If you want to shift the cost model to 2/3 highway driving, the Impreza saves $7,500 in fuel cost over 5 years, and the Camry save $17,000 in 5 years.
 
If Im being paid .98 cents a mile for 70k miles a year, I’m gonna drive that GM until the wheels fall off and then buy something REALLY nice.
No doubt as my way of thinking I'd drive what I have for awhile to be sure the job pans out and I could continue functioning well enough to do it. Sure wouldn't just jump to anything else and have a payment attached.
 
I'd suggest looking at the million mile cars (or even 500,000 mile cars). That mileage means that the vehicle can go that far and (just as important) that someone liked it well enough to drive it that far.

An older Honda Accord come to mind. My 7th generation Accord would probably go 500,000 miles but I'd suggest going for an I4 (rather than a V6) with a manual transmission. In a million miles you might need a clutch or two.
 
I have a 2004 Grand Marquis with 50,000 original miles and runs great. I got a job offer that pays very well but I would be driving my car about 70,000 miles a year. The money would be wonderful but wondered what you all thought and if the car would do well? All new fluids,brakes,tune up. Thank you all for any advice. I just don't want to ruin my baby...lol

7th gen Buick Regal? 30 mpg highway and pillowy seats. Could be a compromise between fuel economy and comfort.
 
That's nice. The 2004 Grand Marquis is only rated 23 MPG highway per EPA and you seem to be beating it by 17% with an 18 year old car. Remarkable. The Impreza is EPA rated 36 MPG highway, and the Camry Hybrid is 47 MPG highway. There's probably a guy who gets 42 MPG with an Impreza and 55 MPG with the Camry, too. You might become that guy by switching cars.
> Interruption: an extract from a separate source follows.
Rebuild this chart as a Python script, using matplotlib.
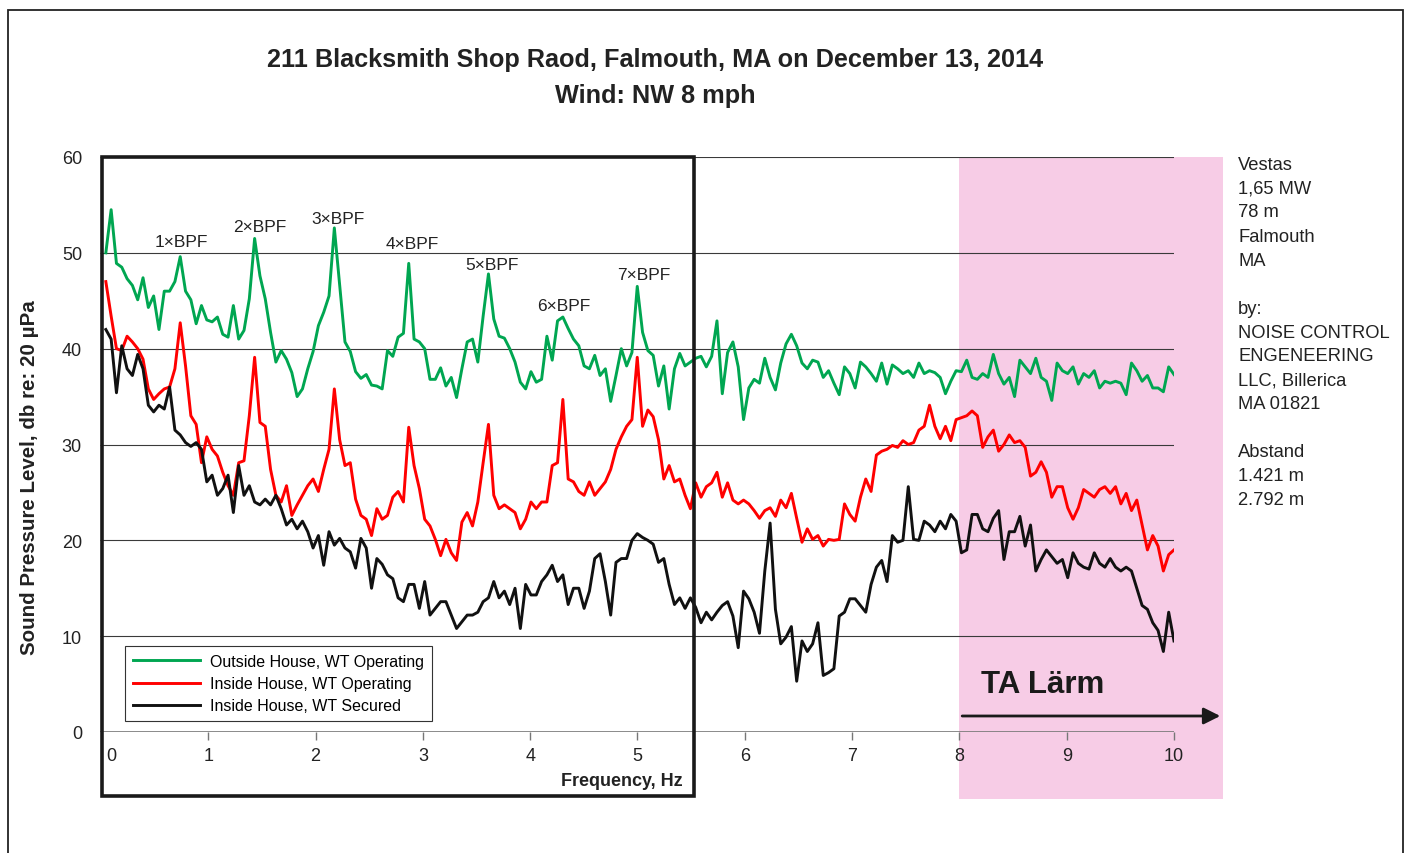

If you want to shift the cost model to 2/3 highway driving, the Impreza saves $7,500 in fuel cost over 5 years, and the Camry save $17,000 in 5 years.
I rented a GM for a trip to NJ many years ago and I avereaged 29MPG 90% Highway. Car runs at about 1400 rpm.
If you ar spending a ton of time in a vehice, I'd want a comfortable one. The GM is one of the best ever made along with the Buick
LeSabre.

If the OP is delivering he will have more mixed driving and his MPG ave will go down. I would never do long trips in an Impreza.
NO way.
 
How did you come up with 70K miles a year?

That is in the car 50 weeks a Year, 8 hours a day, with mixed driving.

Man I could never hack that; I would be crosseyed dizzy.
Plus insurance will skyrocket.


Not that hard to do really. If he drives five days a week that would be 270 miles a day.

I agree on the comfort angle. Spending that much time in a vehicle, you would want it to be comfortable. I would sacrifice a couple or so mpg for that.